Author auto.pub | Published on: 24.03.2026

In 2025, the European Union crossed a line that was symbolic on the surface, but strategically far more serious than that. For the first time, the value of cars and components imported from China exceeded the value of the EU automotive sector’s exports to China. That shift suggests Europe is no longer merely defending its home market. It now needs to rethink its industrial model, its pricing and its place in the technological pecking order.

According to EY, EU exports of cars and components to China fell by 34 per cent in 2025, to €16 billion. Imports from China, meanwhile, rose by 8 per cent, to €22 billion. In the space of a few years, what had once been a multi billion euro surplus turned into a deficit. The message from that reversal is fairly blunt: European manufacturers are losing pricing power in China, while Chinese carmakers are expanding their role in Europe’s value chain.

The shift looks most painful in Germany, long the main export engine of Europe’s car industry. German exports of vehicles and parts to China reached almost €30 billion in 2022, but by 2025 they had dropped to €13.6 billion. The flow in the opposite direction moved up at the same time, with imports of Chinese cars into Germany rising to €7.4 billion. Taken together, the IW study cited by Reuters and EY’s findings point in the same direction. Germany’s old strength in China is eroding faster than Europe’s premium brands seemed willing to admit even a few years ago.

This is not just a story about trade statistics. Europe’s own car market became far more receptive to Chinese brands in 2025. Data from Inovev, cited by Reuters, showed Chinese manufacturers doubled their market share in Europe to 6 per cent. In the UK, they climbed to about 11 per cent. In Spain and Italy, they reached roughly 9 per cent. Germany and France still remain more resistant, but the combination of lower prices, a broader model range and faster adaptation gives Chinese brands an advantage precisely in the segments where European manufacturers once relied on badge value to do the heavy lifting.

That success did not come down to low prices alone. Europe’s powertrain mix is shifting towards hybrids. ACEA data showed hybrids accounted for 34.5 per cent of all new passenger cars registered in the EU in 2025, while battery electric cars reached a 17.4 per cent share. This is where Chinese manufacturers read the market more accurately than several of their European rivals. They brought battery electric, plug in hybrid and full hybrid models to market at the same time, rather than betting everything on a single technological direction and hoping customers would fall into line.

The European Commission responded in late 2024 by imposing additional countervailing duties on electric cars built in China, with rates ranging from 7.8 per cent to 35.3 per cent depending on the manufacturer. BYD faced 17.0 per cent, while SAIC was hit with 35.3 per cent. But the measure applies only to battery electric vehicles. Reuters noted that hybrids and combustion engined models slip past that barrier, which helps explain why Chinese brands gained ground so quickly in markets such as Poland. Europe answered with tariffs. China answered by retuning its product mix.

Over the longer term, the outlook grows more serious still.
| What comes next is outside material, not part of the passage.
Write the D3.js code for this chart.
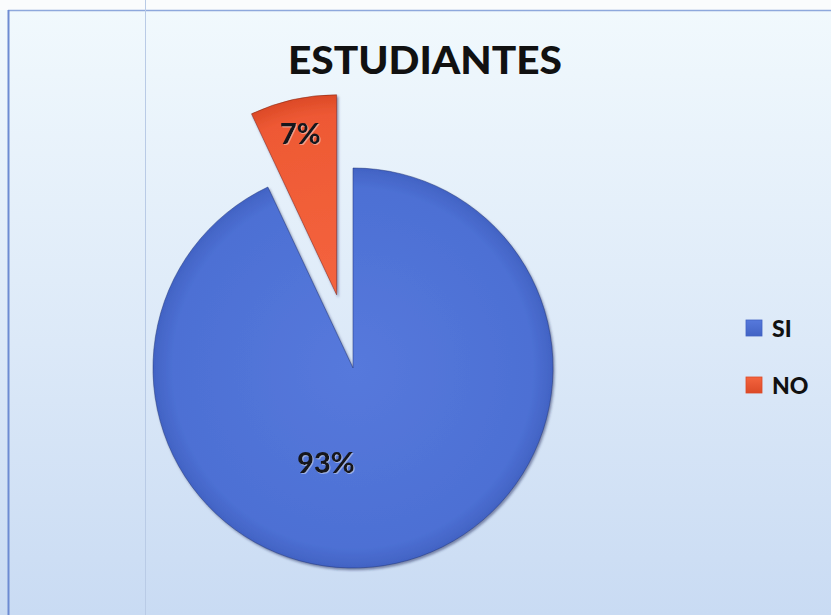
<!DOCTYPE html>
<html>
<head>
<meta charset="utf-8">
<script src="https://cdn.jsdelivr.net/npm/d3@7/dist/d3.min.js"></script>
<style>
  html, body { margin: 0; padding: 0; background: #fafcfd; }
  svg { display: block; }
</style>
</head>
<body>
<svg id="chart" width="831" height="615"></svg>
<script>
// Survey answers (percent of students)
const categories = ["SI", "NO"];
const values = [93, 7];
const valueLabels = ["93%", "7%"];
const chartTitle = "ESTUDIANTES";

const W = 831, H = 615;
const cx = 353, cy = 368, R = 200;
const explode = { NO: 75 };
const fills = {
  SI: { light: "#5679dc", base: "#4d70d4", dark: "#4263c4", stroke: "#22357a" },
  NO: { light: "#f4643e", base: "#ee5934", dark: "#dc4a27", stroke: "#7a2412" }
};

const svg = d3.select("#chart");
const defs = svg.append("defs");

// panel background: pale sky tone getting slightly bluer towards the bottom
const bg = defs.append("linearGradient").attr("id", "bg")
  .attr("x1", 0).attr("y1", 0).attr("x2", 0).attr("y2", 1);
bg.append("stop").attr("offset", "0%").attr("stop-color", "#f1f9fd");
bg.append("stop").attr("offset", "55%").attr("stop-color", "#dce9f8");
bg.append("stop").attr("offset", "100%").attr("stop-color", "#c9dbf3");

// radial shading for each slice and legend swatch
categories.forEach(c => {
  const g = defs.append("radialGradient").attr("id", "pie-" + c)
    .attr("gradientUnits", "userSpaceOnUse")
    .attr("cx", 0).attr("cy", 0).attr("r", R);
  g.append("stop").attr("offset", "0%").attr("stop-color", fills[c].light);
  g.append("stop").attr("offset", "90%").attr("stop-color", fills[c].base);
  g.append("stop").attr("offset", "100%").attr("stop-color", fills[c].dark);

  const s = defs.append("linearGradient").attr("id", "sw-" + c)
    .attr("x1", 0).attr("y1", 0).attr("x2", 0).attr("y2", 1);
  s.append("stop").attr("offset", "0%").attr("stop-color", fills[c].light);
  s.append("stop").attr("offset", "100%").attr("stop-color", fills[c].dark);
});

const shadow = defs.append("filter").attr("id", "shadow")
  .attr("x", "-10%").attr("y", "-10%").attr("width", "120%").attr("height", "120%");
shadow.append("feDropShadow").attr("dx", 1.5).attr("dy", 2).attr("stdDeviation", 1.2)
  .attr("flood-color", "#1c2a5c").attr("flood-opacity", 0.5);

const txtShadow = defs.append("filter").attr("id", "txtShadow")
  .attr("x", "-20%").attr("y", "-20%").attr("width", "140%").attr("height", "140%");
txtShadow.append("feDropShadow").attr("dx", 1).attr("dy", 1).attr("stdDeviation", 0.6)
  .attr("flood-color", "#ffffff").attr("flood-opacity", 0.4);

// background and frame
svg.append("rect").attr("x", 0).attr("y", 10).attr("width", W).attr("height", H - 10)
  .attr("fill", "url(#bg)");
svg.append("line").attr("x1", 8).attr("x2", W).attr("y1", 10.5).attr("y2", 10.5)
  .attr("stroke", "#8ea8dc").attr("stroke-width", 1.5);
svg.append("line").attr("x1", 8.5).attr("x2", 8.5).attr("y1", 10).attr("y2", H)
  .attr("stroke", "#6d8bd2").attr("stroke-width", 2);
svg.append("line").attr("x1", 145.5).attr("x2", 145.5).attr("y1", 0).attr("y2", H)
  .attr("stroke", "#b9cbe6").attr("stroke-width", 1);

// title
svg.append("text")
  .attr("x", 425).attr("y", 74)
  .attr("text-anchor", "middle")
  .attr("font-family", "Lato, 'Open Sans', sans-serif")
  .attr("font-weight", 900)
  .attr("font-size", 37)
  .attr("textLength", 274)
  .attr("lengthAdjust", "spacingAndGlyphs")
  .attr("fill", "#111111")
  .text(chartTitle);

// pie
const data = categories.map((c, i) => ({ cat: c, value: values[i], label: valueLabels[i] }));
const pie = d3.pie().value(d => d.value).sort(null).startAngle(0).endAngle(2 * Math.PI);
const arcs = pie(data);
const arc = d3.arc().innerRadius(0).outerRadius(R);

// label anchors relative to each slice's own origin (px)
const labelPos = {
  SI: (a) => [-27, 93],
  NO: (a) => {
    const mid = (a.startAngle + a.endAngle) / 2;
    return [Math.sin(mid) * R * 0.83, -Math.cos(mid) * R * 0.83];
  }
};

const slices = svg.append("g").attr("transform", `translate(${cx},${cy})`)
  .selectAll("g.slice").data(arcs).join("g").attr("class", "slice")
  .attr("transform", a => {
    const off = explode[a.data.cat] || 0;
    const mid = (a.startAngle + a.endAngle) / 2;
    return `translate(${Math.sin(mid) * off},${-Math.cos(mid) * off})`;
  });

slices.append("path")
  .attr("d", arc)
  .attr("fill", a => `url(#pie-${a.data.cat})`)
  .attr("stroke", a => fills[a.data.cat].stroke)
  .attr("stroke-opacity", 0.5)
  .attr("stroke-width", 1)
  .attr("filter", "url(#shadow)");

slices.append("text")
  .attr("transform", a => `translate(${labelPos[a.data.cat](a).join(",")})`)
  .attr("text-anchor", "middle")
  .attr("dominant-baseline", "central")
  .attr("font-family", "Lato, 'Open Sans', sans-serif")
  .attr("font-weight", 900)
  .attr("font-size", 29)
  .attr("fill", "#15151c")
  .attr("filter", "url(#txtShadow)")
  .text(a => a.data.label);

// legend
const legend = svg.append("g").attr("transform", "translate(746,320)");
const item = legend.selectAll("g").data(categories).join("g")
  .attr("transform", (d, i) => `translate(0,${i * 57})`);
item.append("rect")
  .attr("width", 16).attr("height", 16)
  .attr("fill", d => `url(#sw-${d})`)
  .attr("stroke", d => fills[d].dark).attr("stroke-width", 0.8);
item.append("text")
  .attr("x", 26).attr("y", 8)
  .attr("dominant-baseline", "central")
  .attr("font-family", "Lato, 'Open Sans', sans-serif")
  .attr("font-weight", 900)
  .attr("font-size", 23)
  .attr("fill", "#111111")
  .text(d => d);
</script>
</body>
</html>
S and P Global Mobility estimated Chinese brands held a 5.8 per cent share of the European market in 2025 and could rise to nearly 15.5 per cent by 2035. The same analysis suggested that by then, around 44 per cent of Chinese cars sold in Europe would already be built in Europe or Turkey. In other words, the next battle will not be fought over imports alone. It will be fought over local production, control of the supply chain and industrial policy itself.

That is why the turning point in 2025 means more than one ugly line in a spreadsheet. It suggests Europe’s car industry lost its pricing premium in China faster than it managed to build a new value proposition at home. If European manufacturers want to regain the initiative, they will need to move in three directions at once. They need to cut costs, shorten development cycles and build a model range that suits the electric and hybrid era without diluting what their brands actually stand for. Otherwise, today’s trade deficit will begin to look less like a setback and more like the early shape of permanent industrial dependence.